----- Excerpted records -----

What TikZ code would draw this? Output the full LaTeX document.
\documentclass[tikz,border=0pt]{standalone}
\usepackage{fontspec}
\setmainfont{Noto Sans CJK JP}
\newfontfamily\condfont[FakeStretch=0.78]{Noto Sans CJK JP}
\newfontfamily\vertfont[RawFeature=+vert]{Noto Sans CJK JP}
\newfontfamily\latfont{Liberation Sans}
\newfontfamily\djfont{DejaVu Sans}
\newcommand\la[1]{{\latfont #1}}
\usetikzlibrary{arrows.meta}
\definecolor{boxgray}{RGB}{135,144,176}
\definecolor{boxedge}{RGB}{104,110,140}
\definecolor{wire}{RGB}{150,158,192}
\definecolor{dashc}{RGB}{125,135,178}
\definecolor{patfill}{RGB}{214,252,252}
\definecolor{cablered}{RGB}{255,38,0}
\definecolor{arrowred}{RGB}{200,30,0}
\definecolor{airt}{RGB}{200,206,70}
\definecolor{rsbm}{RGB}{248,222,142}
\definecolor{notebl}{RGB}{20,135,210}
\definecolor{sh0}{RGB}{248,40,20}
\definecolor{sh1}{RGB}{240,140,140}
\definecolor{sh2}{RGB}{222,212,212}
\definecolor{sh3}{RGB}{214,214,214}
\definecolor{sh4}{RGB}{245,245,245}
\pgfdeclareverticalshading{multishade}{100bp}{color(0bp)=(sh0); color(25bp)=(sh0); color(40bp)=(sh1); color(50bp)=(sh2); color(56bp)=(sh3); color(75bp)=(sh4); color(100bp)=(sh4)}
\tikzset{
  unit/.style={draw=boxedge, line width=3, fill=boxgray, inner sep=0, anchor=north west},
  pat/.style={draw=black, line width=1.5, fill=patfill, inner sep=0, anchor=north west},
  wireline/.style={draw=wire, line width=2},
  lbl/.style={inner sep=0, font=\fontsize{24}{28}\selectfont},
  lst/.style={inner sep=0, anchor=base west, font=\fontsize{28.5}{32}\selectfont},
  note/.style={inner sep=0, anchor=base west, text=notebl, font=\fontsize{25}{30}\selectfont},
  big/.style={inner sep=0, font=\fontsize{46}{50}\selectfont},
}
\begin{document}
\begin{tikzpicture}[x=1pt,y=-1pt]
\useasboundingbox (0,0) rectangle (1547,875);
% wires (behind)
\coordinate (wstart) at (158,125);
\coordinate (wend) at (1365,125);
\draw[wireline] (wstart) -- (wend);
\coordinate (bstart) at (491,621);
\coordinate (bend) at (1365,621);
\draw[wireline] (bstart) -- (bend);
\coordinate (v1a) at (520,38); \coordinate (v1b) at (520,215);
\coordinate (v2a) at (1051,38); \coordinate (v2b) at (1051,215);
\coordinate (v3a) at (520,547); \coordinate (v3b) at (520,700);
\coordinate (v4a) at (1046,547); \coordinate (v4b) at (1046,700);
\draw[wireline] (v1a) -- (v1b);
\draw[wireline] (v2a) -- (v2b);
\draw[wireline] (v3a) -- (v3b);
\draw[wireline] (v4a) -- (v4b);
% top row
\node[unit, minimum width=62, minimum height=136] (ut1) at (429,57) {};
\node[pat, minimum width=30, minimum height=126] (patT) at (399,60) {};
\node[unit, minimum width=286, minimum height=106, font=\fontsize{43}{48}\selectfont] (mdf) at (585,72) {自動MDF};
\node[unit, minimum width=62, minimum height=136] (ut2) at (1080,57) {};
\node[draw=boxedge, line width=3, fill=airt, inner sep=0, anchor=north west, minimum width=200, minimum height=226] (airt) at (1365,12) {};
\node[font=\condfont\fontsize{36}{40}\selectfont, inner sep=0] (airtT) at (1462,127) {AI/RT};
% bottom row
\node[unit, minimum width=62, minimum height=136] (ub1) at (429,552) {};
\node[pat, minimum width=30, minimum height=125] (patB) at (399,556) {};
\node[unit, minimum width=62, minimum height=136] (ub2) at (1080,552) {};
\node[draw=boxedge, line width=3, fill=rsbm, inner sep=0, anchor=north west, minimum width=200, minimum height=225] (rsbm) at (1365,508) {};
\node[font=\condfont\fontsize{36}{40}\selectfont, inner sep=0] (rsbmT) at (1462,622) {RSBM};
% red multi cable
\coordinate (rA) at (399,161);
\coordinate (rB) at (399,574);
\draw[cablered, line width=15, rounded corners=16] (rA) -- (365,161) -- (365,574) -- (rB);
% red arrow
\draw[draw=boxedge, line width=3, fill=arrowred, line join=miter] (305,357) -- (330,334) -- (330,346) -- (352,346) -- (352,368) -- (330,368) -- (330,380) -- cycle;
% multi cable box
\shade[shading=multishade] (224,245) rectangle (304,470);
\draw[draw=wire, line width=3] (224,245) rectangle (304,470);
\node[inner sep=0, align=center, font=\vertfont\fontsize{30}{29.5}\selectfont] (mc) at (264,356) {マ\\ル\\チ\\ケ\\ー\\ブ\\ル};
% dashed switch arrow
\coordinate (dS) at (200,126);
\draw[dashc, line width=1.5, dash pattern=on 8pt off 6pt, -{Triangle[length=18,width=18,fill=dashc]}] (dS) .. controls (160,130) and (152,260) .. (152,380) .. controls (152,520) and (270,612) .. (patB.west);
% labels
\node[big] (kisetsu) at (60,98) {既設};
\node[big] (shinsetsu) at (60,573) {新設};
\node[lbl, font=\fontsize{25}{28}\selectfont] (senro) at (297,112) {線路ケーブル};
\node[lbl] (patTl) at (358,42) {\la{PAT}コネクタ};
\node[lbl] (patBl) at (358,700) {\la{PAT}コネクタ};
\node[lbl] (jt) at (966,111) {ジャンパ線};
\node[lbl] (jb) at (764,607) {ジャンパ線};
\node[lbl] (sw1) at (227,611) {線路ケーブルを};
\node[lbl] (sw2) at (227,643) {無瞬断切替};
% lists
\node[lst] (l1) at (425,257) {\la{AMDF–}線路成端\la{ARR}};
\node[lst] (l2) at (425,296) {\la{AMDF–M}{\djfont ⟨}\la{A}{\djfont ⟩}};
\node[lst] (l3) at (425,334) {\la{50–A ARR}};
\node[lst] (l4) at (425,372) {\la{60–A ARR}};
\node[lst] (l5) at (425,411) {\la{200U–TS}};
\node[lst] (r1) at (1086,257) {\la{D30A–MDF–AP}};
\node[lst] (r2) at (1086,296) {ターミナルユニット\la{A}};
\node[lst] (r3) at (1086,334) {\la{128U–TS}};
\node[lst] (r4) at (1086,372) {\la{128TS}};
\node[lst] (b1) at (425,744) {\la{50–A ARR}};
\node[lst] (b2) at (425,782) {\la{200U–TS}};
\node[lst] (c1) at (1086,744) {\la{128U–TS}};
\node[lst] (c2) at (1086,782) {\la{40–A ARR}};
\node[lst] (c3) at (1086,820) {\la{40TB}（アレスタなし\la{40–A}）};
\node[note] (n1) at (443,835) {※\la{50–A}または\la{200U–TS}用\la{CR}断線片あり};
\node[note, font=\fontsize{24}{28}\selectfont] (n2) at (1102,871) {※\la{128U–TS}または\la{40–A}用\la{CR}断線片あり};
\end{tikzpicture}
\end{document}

-----
----- Excerpted records -----

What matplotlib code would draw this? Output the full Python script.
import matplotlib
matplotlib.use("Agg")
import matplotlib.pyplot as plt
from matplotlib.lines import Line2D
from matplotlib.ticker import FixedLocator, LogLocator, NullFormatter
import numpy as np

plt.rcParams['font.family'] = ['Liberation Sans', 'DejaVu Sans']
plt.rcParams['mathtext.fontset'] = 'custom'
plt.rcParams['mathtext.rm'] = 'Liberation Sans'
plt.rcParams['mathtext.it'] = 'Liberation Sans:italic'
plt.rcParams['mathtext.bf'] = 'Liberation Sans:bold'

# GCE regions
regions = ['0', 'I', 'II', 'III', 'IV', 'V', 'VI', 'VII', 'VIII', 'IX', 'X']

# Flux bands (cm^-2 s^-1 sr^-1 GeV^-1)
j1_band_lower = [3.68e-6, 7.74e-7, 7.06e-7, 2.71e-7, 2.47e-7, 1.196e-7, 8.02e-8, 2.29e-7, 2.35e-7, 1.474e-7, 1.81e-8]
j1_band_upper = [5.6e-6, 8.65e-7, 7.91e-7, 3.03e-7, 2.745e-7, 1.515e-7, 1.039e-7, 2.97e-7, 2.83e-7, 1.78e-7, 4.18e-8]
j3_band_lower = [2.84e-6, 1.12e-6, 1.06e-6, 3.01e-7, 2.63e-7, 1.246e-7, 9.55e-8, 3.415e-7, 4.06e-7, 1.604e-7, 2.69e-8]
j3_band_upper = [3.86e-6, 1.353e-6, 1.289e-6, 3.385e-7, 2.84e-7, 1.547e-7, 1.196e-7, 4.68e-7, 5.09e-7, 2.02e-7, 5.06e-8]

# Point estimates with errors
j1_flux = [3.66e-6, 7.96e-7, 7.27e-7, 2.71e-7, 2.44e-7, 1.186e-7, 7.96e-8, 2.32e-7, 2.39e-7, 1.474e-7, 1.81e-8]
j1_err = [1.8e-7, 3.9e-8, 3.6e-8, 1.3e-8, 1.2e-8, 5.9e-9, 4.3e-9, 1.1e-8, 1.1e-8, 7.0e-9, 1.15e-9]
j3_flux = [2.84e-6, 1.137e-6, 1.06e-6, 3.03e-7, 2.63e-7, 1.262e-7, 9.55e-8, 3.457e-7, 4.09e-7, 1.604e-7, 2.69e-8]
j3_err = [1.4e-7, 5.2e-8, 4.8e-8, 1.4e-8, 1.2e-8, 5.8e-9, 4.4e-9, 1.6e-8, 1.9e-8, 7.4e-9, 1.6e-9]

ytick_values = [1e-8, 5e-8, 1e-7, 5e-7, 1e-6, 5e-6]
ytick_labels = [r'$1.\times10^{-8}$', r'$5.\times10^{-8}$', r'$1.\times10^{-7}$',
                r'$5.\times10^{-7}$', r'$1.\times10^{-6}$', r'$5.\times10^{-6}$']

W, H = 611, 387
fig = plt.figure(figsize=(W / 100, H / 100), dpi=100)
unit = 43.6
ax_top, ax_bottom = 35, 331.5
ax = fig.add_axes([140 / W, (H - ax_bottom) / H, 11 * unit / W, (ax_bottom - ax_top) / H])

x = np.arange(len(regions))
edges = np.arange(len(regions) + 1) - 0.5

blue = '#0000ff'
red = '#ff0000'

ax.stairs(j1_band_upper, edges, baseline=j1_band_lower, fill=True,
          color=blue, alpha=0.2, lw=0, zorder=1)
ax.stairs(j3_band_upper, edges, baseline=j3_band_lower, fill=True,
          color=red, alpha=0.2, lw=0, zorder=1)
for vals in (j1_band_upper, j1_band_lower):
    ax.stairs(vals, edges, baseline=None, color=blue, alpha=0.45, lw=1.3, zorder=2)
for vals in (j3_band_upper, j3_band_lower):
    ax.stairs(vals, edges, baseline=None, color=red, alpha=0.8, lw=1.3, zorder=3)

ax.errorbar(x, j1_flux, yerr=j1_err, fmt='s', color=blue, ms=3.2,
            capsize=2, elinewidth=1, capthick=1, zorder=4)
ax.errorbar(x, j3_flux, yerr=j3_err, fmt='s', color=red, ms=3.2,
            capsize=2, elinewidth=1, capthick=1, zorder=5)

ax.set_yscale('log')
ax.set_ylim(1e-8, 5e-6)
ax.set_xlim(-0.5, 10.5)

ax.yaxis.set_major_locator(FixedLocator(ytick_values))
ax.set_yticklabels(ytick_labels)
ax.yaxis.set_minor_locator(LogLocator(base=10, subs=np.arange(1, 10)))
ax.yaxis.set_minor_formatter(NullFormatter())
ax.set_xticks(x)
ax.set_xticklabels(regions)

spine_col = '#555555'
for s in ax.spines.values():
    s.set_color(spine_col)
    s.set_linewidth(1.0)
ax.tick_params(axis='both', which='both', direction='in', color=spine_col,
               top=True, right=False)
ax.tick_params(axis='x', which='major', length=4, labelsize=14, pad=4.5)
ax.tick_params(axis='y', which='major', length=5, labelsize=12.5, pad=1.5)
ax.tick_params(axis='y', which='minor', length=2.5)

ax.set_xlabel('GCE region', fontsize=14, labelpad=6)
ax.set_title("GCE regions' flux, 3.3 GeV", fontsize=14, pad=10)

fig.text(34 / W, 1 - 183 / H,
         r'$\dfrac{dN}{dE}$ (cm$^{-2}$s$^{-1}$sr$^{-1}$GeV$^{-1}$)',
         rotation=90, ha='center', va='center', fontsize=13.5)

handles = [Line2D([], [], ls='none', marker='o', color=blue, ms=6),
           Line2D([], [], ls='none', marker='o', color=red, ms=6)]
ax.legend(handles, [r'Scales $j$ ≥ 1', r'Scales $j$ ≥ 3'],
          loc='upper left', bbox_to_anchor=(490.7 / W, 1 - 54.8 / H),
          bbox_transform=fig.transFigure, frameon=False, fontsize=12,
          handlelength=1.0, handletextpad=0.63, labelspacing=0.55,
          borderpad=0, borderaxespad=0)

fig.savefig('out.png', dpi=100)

-----
----- Excerpted records -----

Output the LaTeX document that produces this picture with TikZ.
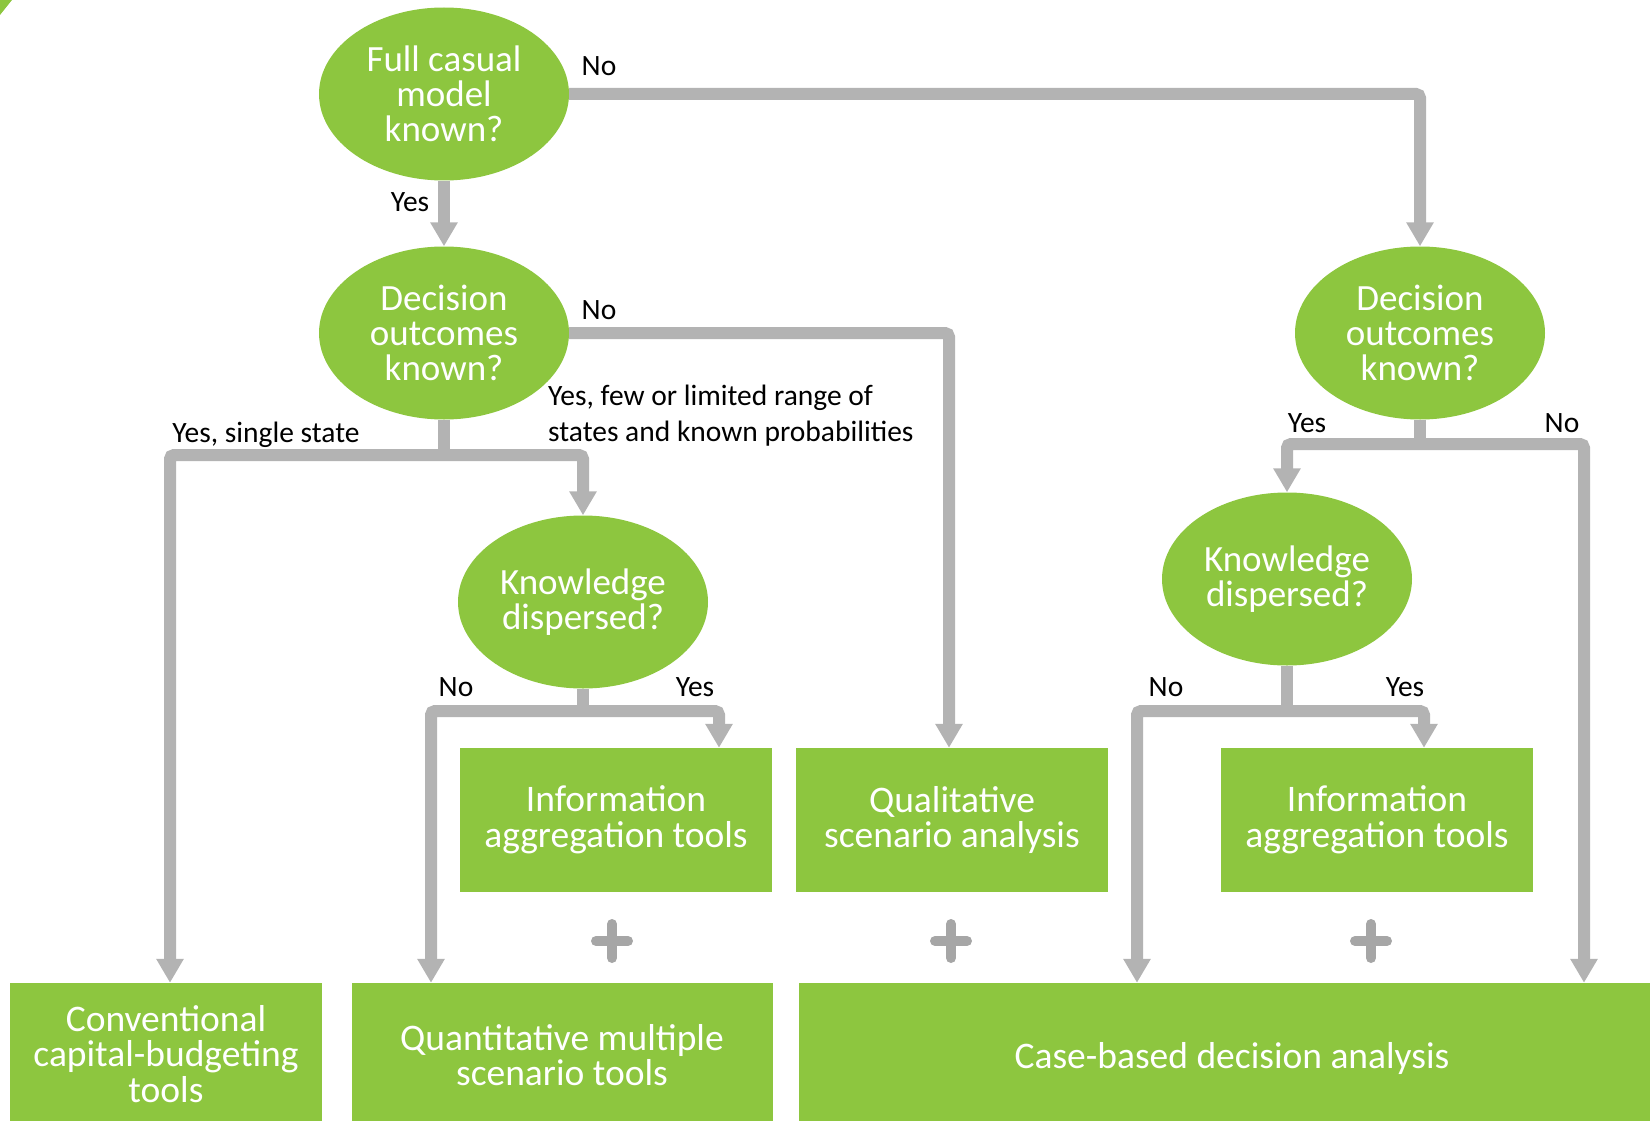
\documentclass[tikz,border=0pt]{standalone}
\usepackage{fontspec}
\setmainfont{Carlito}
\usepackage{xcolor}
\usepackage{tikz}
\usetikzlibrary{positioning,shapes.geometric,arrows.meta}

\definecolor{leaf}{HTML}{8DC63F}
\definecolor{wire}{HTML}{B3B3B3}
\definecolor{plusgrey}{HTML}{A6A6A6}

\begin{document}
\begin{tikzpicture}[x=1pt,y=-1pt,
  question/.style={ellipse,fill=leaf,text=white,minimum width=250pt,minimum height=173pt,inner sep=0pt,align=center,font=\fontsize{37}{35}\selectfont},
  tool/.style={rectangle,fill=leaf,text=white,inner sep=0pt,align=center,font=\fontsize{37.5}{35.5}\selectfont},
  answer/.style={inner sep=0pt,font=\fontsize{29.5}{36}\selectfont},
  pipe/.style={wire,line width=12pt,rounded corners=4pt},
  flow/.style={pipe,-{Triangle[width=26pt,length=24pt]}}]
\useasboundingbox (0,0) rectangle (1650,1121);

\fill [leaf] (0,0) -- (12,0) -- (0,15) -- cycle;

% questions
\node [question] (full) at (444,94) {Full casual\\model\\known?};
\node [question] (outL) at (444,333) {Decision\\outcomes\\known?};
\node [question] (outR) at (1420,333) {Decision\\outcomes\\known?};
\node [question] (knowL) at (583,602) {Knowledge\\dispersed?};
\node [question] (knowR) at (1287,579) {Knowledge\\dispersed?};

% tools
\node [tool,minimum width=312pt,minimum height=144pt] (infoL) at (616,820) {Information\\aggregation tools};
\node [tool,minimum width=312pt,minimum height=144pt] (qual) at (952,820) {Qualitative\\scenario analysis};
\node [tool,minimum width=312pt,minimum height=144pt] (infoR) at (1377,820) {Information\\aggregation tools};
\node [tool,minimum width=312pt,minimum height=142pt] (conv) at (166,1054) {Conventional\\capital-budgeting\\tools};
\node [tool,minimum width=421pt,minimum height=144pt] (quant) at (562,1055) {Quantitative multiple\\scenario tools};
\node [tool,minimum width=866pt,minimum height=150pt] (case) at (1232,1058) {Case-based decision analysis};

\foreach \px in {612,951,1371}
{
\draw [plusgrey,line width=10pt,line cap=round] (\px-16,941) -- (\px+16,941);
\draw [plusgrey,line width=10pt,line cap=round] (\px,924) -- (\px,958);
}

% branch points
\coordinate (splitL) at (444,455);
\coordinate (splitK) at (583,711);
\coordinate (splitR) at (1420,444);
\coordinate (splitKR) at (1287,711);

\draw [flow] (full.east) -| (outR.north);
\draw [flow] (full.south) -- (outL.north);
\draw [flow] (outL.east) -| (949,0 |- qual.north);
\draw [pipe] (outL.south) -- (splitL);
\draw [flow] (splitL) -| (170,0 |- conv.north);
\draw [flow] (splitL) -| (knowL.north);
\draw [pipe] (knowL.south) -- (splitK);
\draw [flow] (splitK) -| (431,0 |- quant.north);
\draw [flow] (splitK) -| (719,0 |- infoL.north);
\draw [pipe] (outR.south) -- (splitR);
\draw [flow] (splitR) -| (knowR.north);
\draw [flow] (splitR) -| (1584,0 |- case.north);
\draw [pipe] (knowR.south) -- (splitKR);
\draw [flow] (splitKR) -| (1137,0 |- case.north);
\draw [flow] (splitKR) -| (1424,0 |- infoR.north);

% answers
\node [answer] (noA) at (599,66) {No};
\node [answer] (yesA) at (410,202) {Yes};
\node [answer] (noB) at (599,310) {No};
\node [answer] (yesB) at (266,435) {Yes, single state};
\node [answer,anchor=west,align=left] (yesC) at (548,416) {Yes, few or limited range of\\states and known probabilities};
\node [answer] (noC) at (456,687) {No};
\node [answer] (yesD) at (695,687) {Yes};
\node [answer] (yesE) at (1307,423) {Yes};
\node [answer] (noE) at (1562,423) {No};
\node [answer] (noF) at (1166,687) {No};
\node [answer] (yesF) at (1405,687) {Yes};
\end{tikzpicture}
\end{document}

-----

■ **Objective**: Return the lines from the line with "What matplotlib code" through the line with "red = '#ff0000'", inclusive, exactly as they stand, and nothing else.

■ **Answer to the problem**:
What matplotlib code would draw this? Output the full Python script.
import matplotlib
matplotlib.use("Agg")
import matplotlib.pyplot as plt
from matplotlib.lines import Line2D
from matplotlib.ticker import FixedLocator, LogLocator, NullFormatter
import numpy as np

plt.rcParams['font.family'] = ['Liberation Sans', 'DejaVu Sans']
plt.rcParams['mathtext.fontset'] = 'custom'
plt.rcParams['mathtext.rm'] = 'Liberation Sans'
plt.rcParams['mathtext.it'] = 'Liberation Sans:italic'
plt.rcParams['mathtext.bf'] = 'Liberation Sans:bold'

# GCE regions
regions = ['0', 'I', 'II', 'III', 'IV', 'V', 'VI', 'VII', 'VIII', 'IX', 'X']

# Flux bands (cm^-2 s^-1 sr^-1 GeV^-1)
j1_band_lower = [3.68e-6, 7.74e-7, 7.06e-7, 2.71e-7, 2.47e-7, 1.196e-7, 8.02e-8, 2.29e-7, 2.35e-7, 1.474e-7, 1.81e-8]
j1_band_upper = [5.6e-6, 8.65e-7, 7.91e-7, 3.03e-7, 2.745e-7, 1.515e-7, 1.039e-7, 2.97e-7, 2.83e-7, 1.78e-7, 4.18e-8]
j3_band_lower = [2.84e-6, 1.12e-6, 1.06e-6, 3.01e-7, 2.63e-7, 1.246e-7, 9.55e-8, 3.415e-7, 4.06e-7, 1.604e-7, 2.69e-8]
j3_band_upper = [3.86e-6, 1.353e-6, 1.289e-6, 3.385e-7, 2.84e-7, 1.547e-7, 1.196e-7, 4.68e-7, 5.09e-7, 2.02e-7, 5.06e-8]

# Point estimates with errors
j1_flux = [3.66e-6, 7.96e-7, 7.27e-7, 2.71e-7, 2.44e-7, 1.186e-7, 7.96e-8, 2.32e-7, 2.39e-7, 1.474e-7, 1.81e-8]
j1_err = [1.8e-7, 3.9e-8, 3.6e-8, 1.3e-8, 1.2e-8, 5.9e-9, 4.3e-9, 1.1e-8, 1.1e-8, 7.0e-9, 1.15e-9]
j3_flux = [2.84e-6, 1.137e-6, 1.06e-6, 3.03e-7, 2.63e-7, 1.262e-7, 9.55e-8, 3.457e-7, 4.09e-7, 1.604e-7, 2.69e-8]
j3_err = [1.4e-7, 5.2e-8, 4.8e-8, 1.4e-8, 1.2e-8, 5.8e-9, 4.4e-9, 1.6e-8, 1.9e-8, 7.4e-9, 1.6e-9]

ytick_values = [1e-8, 5e-8, 1e-7, 5e-7, 1e-6, 5e-6]
ytick_labels = [r'$1.\times10^{-8}$', r'$5.\times10^{-8}$', r'$1.\times10^{-7}$',
                r'$5.\times10^{-7}$', r'$1.\times10^{-6}$', r'$5.\times10^{-6}$']

W, H = 611, 387
fig = plt.figure(figsize=(W / 100, H / 100), dpi=100)
unit = 43.6
ax_top, ax_bottom = 35, 331.5
ax = fig.add_axes([140 / W, (H - ax_bottom) / H, 11 * unit / W, (ax_bottom - ax_top) / H])

x = np.arange(len(regions))
edges = np.arange(len(regions) + 1) - 0.5

blue = '#0000ff'
red = '#ff0000'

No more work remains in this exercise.